Smoking hurts teen girls’ bones

Lower density likely in adolescents who smoke cigarettes

High school might be a bit early to start thinking about bone loss and osteoporosis, but a new study finds that teenage girls who smoke may put themselves on a trajectory to accrue less bone mineral than those who don’t light up.

Osteoporosis is a loss of bone density that predisposes people to fractures and leaves many elderly people — particularly women — hunched over. While bones regenerate and remodel nonstop over a lifetime, the teen years are crucial to developing a strong, dense skeleton.

“This age group is when you should gain about 50 percent of your bone accrual,” says study coauthor Lorah Dorn, a developmental psychologist and pediatric nurse practitioner at Cincinnati Children’s Hospital Medical Center. Failing to build adequate bone strength in adolescence could jeopardize a young woman’s ability to fully accumulate a “bone bank” that will be needed when she someday reaches menopause and begins to lose bone mass, she says.

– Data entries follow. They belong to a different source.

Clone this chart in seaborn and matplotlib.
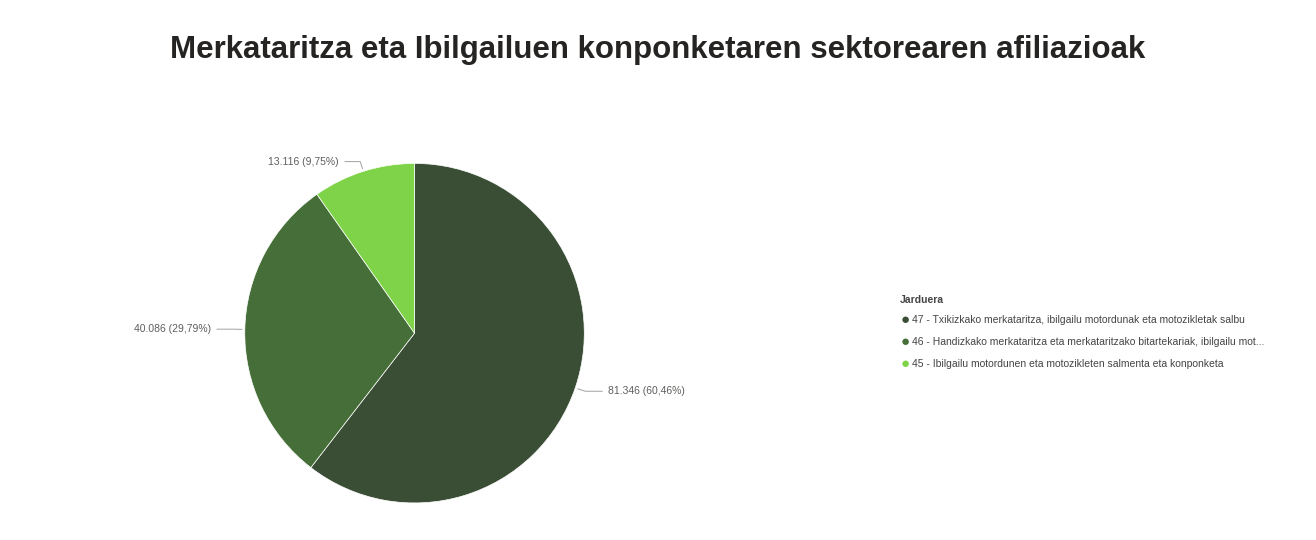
import numpy as np
import matplotlib.pyplot as plt
import seaborn as sns

sns.set_style("white")
plt.rcParams['font.family'] = ['Liberation Sans', 'DejaVu Sans']

categories = ["47 - Txikizkako merkataritza, ibilgailu motordunak eta motozikletak salbu",
              "46 - Handizkako merkataritza eta merkataritzako bitartekariak, ibilgailu mot...",
              "45 - Ibilgailu motordunen eta motozikleten salmenta eta konponketa"]
values = [81346, 40086, 13116]
value_labels = ["81.346 (60,46%)", "40.086 (29,79%)", "13.116 (9,75%)"]
colors = ["#3A4D35", "#466E38", "#7ED348"]

fig = plt.figure(figsize=(13.16, 5.4), dpi=100)
fig.suptitle("Merkataritza eta Ibilgailuen konponketaren sektorearen afiliazioak",
             fontsize=22.5, fontweight='bold', color='#252423', y=0.935)

ax = fig.add_axes([0.186, 0.068, 0.258, 0.63])
wedges, _ = ax.pie(values, colors=colors, startangle=90, counterclock=False,
                   wedgeprops=dict(edgecolor='white', linewidth=0.5))
ax.set_xlim(-1, 1)
ax.set_ylim(-1, 1)
ax.set_aspect('equal')

# outside labels with leader lines
for w, lab in zip(wedges, value_labels):
    ang = np.deg2rad((w.theta1 + w.theta2) / 2)
    x, y = np.cos(ang), np.sin(ang)
    side = 1 if x >= 0 else -1
    ax.annotate(lab, xy=(1.0 * x, 1.0 * y), xytext=(1.08 * x + side * 0.12, 1.06 * y),
                ha='left' if side > 0 else 'right', va='center', fontsize=7.5, color='#605E5C',
                annotation_clip=False,
                arrowprops=dict(arrowstyle='-', color='#A0A0A0', lw=0.7,
                                connectionstyle='angle,angleA=0,angleB=%d' % np.rad2deg(ang)))

# legend
fig.text(900 / 1316, 1 - 300 / 540, "Jarduera", fontsize=7.5, fontweight='bold',
         color='#444444', va='center')
for i, (cat, c) in enumerate(zip(categories, colors)):
    yy = 1 - (320 + i * 22) / 540
    fig.text(905 / 1316, yy, "\u25cf", fontsize=11, color=c, va='center', ha='center')
    fig.text(912 / 1316, yy, cat, fontsize=7.5, color='#444444', va='center')

fig.savefig("out.png", dpi=100)
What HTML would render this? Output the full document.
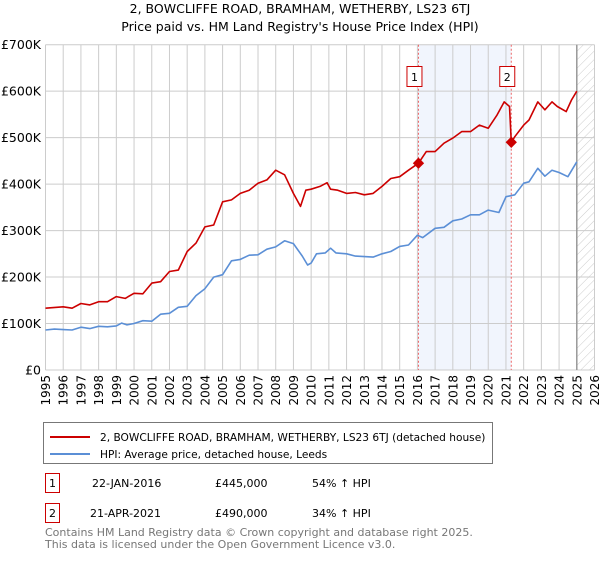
<!DOCTYPE html>
<html><head><meta charset="utf-8"><style>
body{margin:0;background:#fff;font-family:"Liberation Sans","DejaVu Sans",sans-serif;}
svg text{font-family:"DejaVu Sans","Liberation Sans",sans-serif;}
</style></head><body>
<svg width="600" height="560" viewBox="0 0 600 560" xmlns="http://www.w3.org/2000/svg">
<defs><pattern id="hatch" width="6" height="6" patternUnits="userSpaceOnUse" patternTransform="rotate(45)"><line x1="0" y1="0" x2="0" y2="6" stroke="#ccc" stroke-width="1"/></pattern></defs>
<text x="300" y="13" text-anchor="middle" font-size="12.5">2, BOWCLIFFE ROAD, BRAMHAM, WETHERBY, LS23 6TJ</text>
<text x="300" y="31" text-anchor="middle" font-size="12.5">Price paid vs. HM Land Registry's House Price Index (HPI)</text>
<g id="plot"></g>
<g>
<rect x="43.5" y="422.5" width="449" height="41" fill="#fff" stroke="#777"/>
<line x1="50" y1="437" x2="90" y2="437" stroke="#cc0000" stroke-width="2"/>
<text x="100" y="441" font-size="10.6">2, BOWCLIFFE ROAD, BRAMHAM, WETHERBY, LS23 6TJ (detached house)</text>
<line x1="50" y1="454" x2="90" y2="454" stroke="#5b8fd6" stroke-width="2"/>
<text x="100" y="458" font-size="10.6">HPI: Average price, detached house, Leeds</text>
</g>
<g font-size="11">
<rect x="45.5" y="473.5" width="14" height="19" fill="#fff" stroke="#cc0000"/><text x="52.5" y="487" text-anchor="middle">1</text>
<text x="92" y="487">22-JAN-2016</text><text x="215" y="487">£445,000</text><text x="312" y="487">54% ↑ HPI</text>
<rect x="45.5" y="503.5" width="14" height="19" fill="#fff" stroke="#cc0000"/><text x="52.5" y="517" text-anchor="middle">2</text>
<text x="90" y="517">21-APR-2021</text><text x="215" y="517">£490,000</text><text x="312" y="517">34% ↑ HPI</text>
</g>
<text x="45" y="536" font-size="11" fill="#777">Contains HM Land Registry data © Crown copyright and database right 2025.</text>
<text x="45" y="548" font-size="11" fill="#777">This data is licensed under the Open Government Licence v3.0.</text>
</svg>
<script>
const hpiYears=[1995,1995.5,1996,1996.5,1997,1997.5,1998,1998.5,1999,1999.3,1999.6,2000,2000.5,2001,2001.5,2002,2002.5,2003,2003.5,2004,2004.5,2005,2005.5,2006,2006.5,2007,2007.5,2008,2008.5,2009,2009.5,2009.8,2010,2010.3,2010.8,2011.1,2011.4,2012,2012.5,2013,2013.5,2014,2014.5,2015,2015.5,2016,2016.3,2017,2017.5,2018,2018.5,2019,2019.5,2020,2020.6,2021,2021.5,2022,2022.3,2022.8,2023.2,2023.6,2024,2024.5,2025];
const hpiValues=[86,88,87,86,92,89,94,93,95,101,97,100,106,105,120,122,135,137,160,175,200,205,235,238,247,248,260,265,278,272,245,226,230,250,252,262,252,250,245,244,243,250,255,266,269,290,285,305,307,321,325,334,334,344,339,373,377,402,405,434,417,430,425,416,448];
const priceYears=[1995,1996,1996.5,1997,1997.5,1998,1998.5,1999,1999.5,2000,2000.5,2001,2001.5,2002,2002.5,2003,2003.5,2004,2004.5,2005,2005.5,2006,2006.5,2007,2007.5,2008,2008.5,2009,2009.4,2009.7,2010,2010.5,2010.9,2011.1,2011.5,2012,2012.5,2013,2013.5,2014,2014.5,2015,2015.5,2016.06,2016.5,2017,2017.5,2018,2018.5,2019,2019.5,2020,2020.5,2020.9,2021.2,2021.3,2021.5,2022,2022.3,2022.8,2023.2,2023.6,2023.9,2024.4,2024.7,2025];
const priceValues=[133,136,133,143,140,147,147,158,154,165,164,187,190,212,215,255,273,308,312,362,366,380,387,402,409,430,420,380,352,387,389,395,403,389,387,380,382,377,380,395,412,416,430,445,470,470,488,499,513,513,527,520,549,577,567,490,502,527,538,577,560,577,567,556,581,600];
const saleYears=[2016.06,2021.3];
const saleValues=[445,490];
const saleLabels=["1","2"];
const yTicks=[0,100,200,300,400,500,600,700];
const yTickLabels=["£0","£100K","£200K","£300K","£400K","£500K","£600K","£700K"];
const xTicks=[1995,1996,1997,1998,1999,2000,2001,2002,2003,2004,2005,2006,2007,2008,2009,2010,2011,2012,2013,2014,2015,2016,2017,2018,2019,2020,2021,2022,2023,2024,2025,2026];
const X0=45.5,X1=594.5,Y0=370,Y1=44.7,dataEnd=2025.0;
const xs=y=>X0+(y-1995)/(2026-1995)*(X1-X0);
const ys=v=>Y0-v/700*(Y0-Y1);
const NS="http://www.w3.org/2000/svg";
const g=document.getElementById('plot');
function mk(t,a,p){const e=document.createElementNS(NS,t);for(const k in a)e.setAttribute(k,a[k]);(p||g).appendChild(e);return e;}
let sh=mk('rect',{x:xs(saleYears[0]),y:Y1,width:xs(saleYears[1])-xs(saleYears[0]),height:Y0-Y1,fill:'#eef3fc',opacity:0.8});


let ht=mk('rect',{x:xs(dataEnd),y:Y1,width:X1-xs(dataEnd),height:Y0-Y1,fill:'url(#hatch)'});


xTicks.forEach(t=>{
 const l=mk('line',{x1:xs(t),x2:xs(t),y1:Y1,y2:Y0,stroke:'#ccc'});
 
 
 const tx=mk('text',{x:0,y:0,'font-size':12,'text-anchor':'end',transform:`translate(${xs(t)+4.5},${Y0+5}) rotate(-90)`});
 tx.textContent=t;
 
 
});
yTicks.forEach((t,i)=>{
 const l=mk('line',{x1:X0,x2:X1,y1:ys(t),y2:ys(t),stroke:'#ccc'});
 
 
 const tx=mk('text',{x:41,y:ys(t)+4.5,'font-size':12.5,'text-anchor':'end'});
 tx.textContent=yTickLabels[i];
 
 
});
let el=mk('line',{x1:xs(dataEnd),x2:xs(dataEnd),y1:Y1,y2:Y0,stroke:'#999','stroke-width':1.5});


saleYears.forEach((s,i)=>{
 const l=mk('line',{x1:xs(s),x2:xs(s),y1:Y1,y2:Y0,stroke:'#e66','stroke-dasharray':'2,2'});
 
 
 const r=mk('rect',{x:xs(s)-11.5,y:66.5,width:15,height:20,fill:'#fff',stroke:'#cc0000'});
 
 
 const t=mk('text',{x:xs(s)-4,y:81,'font-size':11,'text-anchor':'middle'});
 t.textContent=saleLabels[i];
 
 
});
function line(xa,va,col,name){
 const d=xa.map((x,i)=>(i?'L':'M')+xs(x).toFixed(1)+','+ys(va[i]).toFixed(1)).join('');
 const p=mk('path',{d,fill:'none',stroke:col,'stroke-width':1.6,'stroke-linejoin':'round'});
 
 
}
line(hpiYears,hpiValues,'#5b8fd6','hpi-line');
line(priceYears,priceValues,'#cc0000','price-line');
saleYears.forEach((s,i)=>{
 const c=mk('rect',{x:xs(s)-4,y:ys(saleValues[i])-4,width:8,height:8,fill:'#cc0000',transform:`rotate(45 ${xs(s)} ${ys(saleValues[i])})`});
 
 
});
</script>
</body></html>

Dorn and her colleagues recruited 262 healthy girls ages 11 to 17. The girls answered confidential questions about their nutritional habits and lifestyles and returned for three yearly visits to undergo bone density tests. Girls who reported smoking regularly showed nearly flat rates of bone density growth in the lower vertebrae and a decline in bone density at the hips. Nonsmokers showed normal, steadily rising bone density in both regions, the authors report online December 4 in the Journal of Adolescent Health. By the time they reached age 19, daily smokers in the study had fallen a full year behind nonsmokers in bone mineral accrual, the authors note.

“These girls are on different trajectories all the way across adolescence,” Dorn says. The analysis took into account differences between smokers and nonsmokers in race, weight, calcium intake, physical activity and vitamin D level.

Kenneth Ward, a clinical-health psychologist at the University of Memphis School of Public Health in Tennessee, says he was impressed that the researchers could identify smoking as a risk factor in such a young group. The effects of smoking tend to be cumulative, and teenagers haven’t had enough time to smoke a lot. But the study shows a clear trend, he says.

The results also seem to concur with studies done in adults, Ward says. A 2001 review by Ward and colleague Robert Klesges of adults’ bone density estimated that smoking increased the risk of a vertebral fracture by 13 percent and hip fracture by 31 percent in women. The new study “is something that might encourage health care providers to ask kids about smoking,” Ward says. “It may help pediatricians to be more proactive in intervening.”

Still unclear, Ward and Dorn note, is exactly how smoking contributes to the reduced bone mineralization.